Rail~volution's participants were treated to a whole series of workshops titled "Portland: How Did We Do It?" on the last day of the four-day conference. The sessions touted Portland's excellence on everything from regional partnerships to bike innovations to Metro. But outside the conference, just as TriMet's General Manager took the stage, dozens of picketing transit union members reminded us that all is not rosy in Portland transit-land.
Contract negotiations between TriMet and the union are stalled, nearly a year after the previous contract expired. President Jonathan Hunt said that binding arbitration with TriMet has yielded nothing but impasses and retaliation. The union filed an unfair labor practice complaint last month with the state Employment Relations Board, charging that TriMet was bargaining in bad faith.

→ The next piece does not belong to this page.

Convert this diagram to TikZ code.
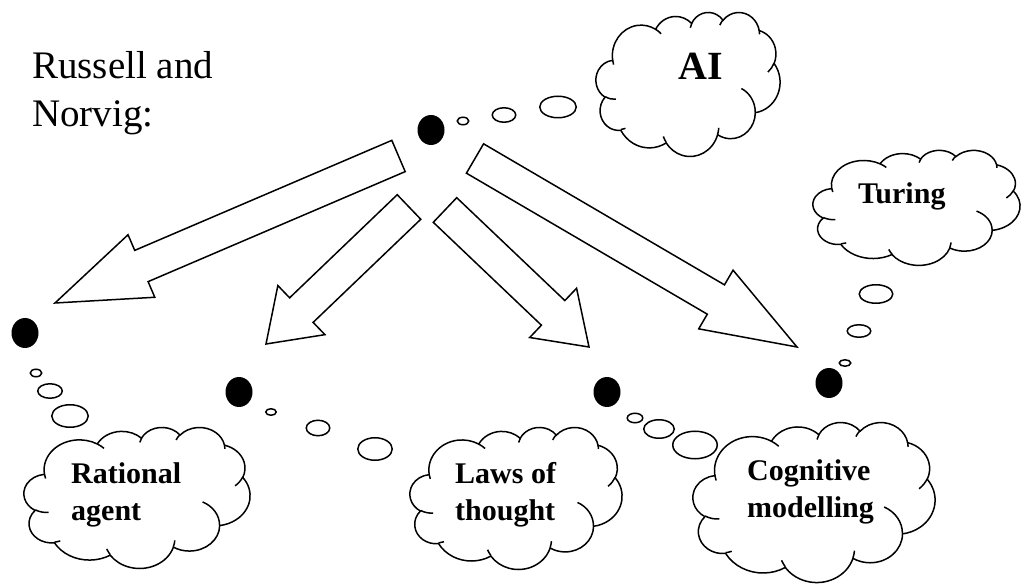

Now that TriMet is telling workers and retirees they'll have to pay their own health insurance, Hunt wants to take action. He said his members have already made big sacrifices to keep the health care and it shouldn't be taken away. "We took wage freezes; we took rollbacks," he said.
But the union won’t go on strike, Hunt said, because the consequences for riders would be too severe. “When we walk, everybody walks.” (In any case, it's against Oregon law for them to strike.)
This was new to me: Hunt said the transit sector faces higher rates of disability than any other industry. "People don't recognize," he said, "that a transit operator in their normal daily operation is equivalent to a firefighter or a police officer in their 911 mode. There's a lot of stress."
All the more reason, he added, for TriMet to negotiate in good faith. "[The workers] lived up to their agreement," he said. "Now TriMet needs to do the same."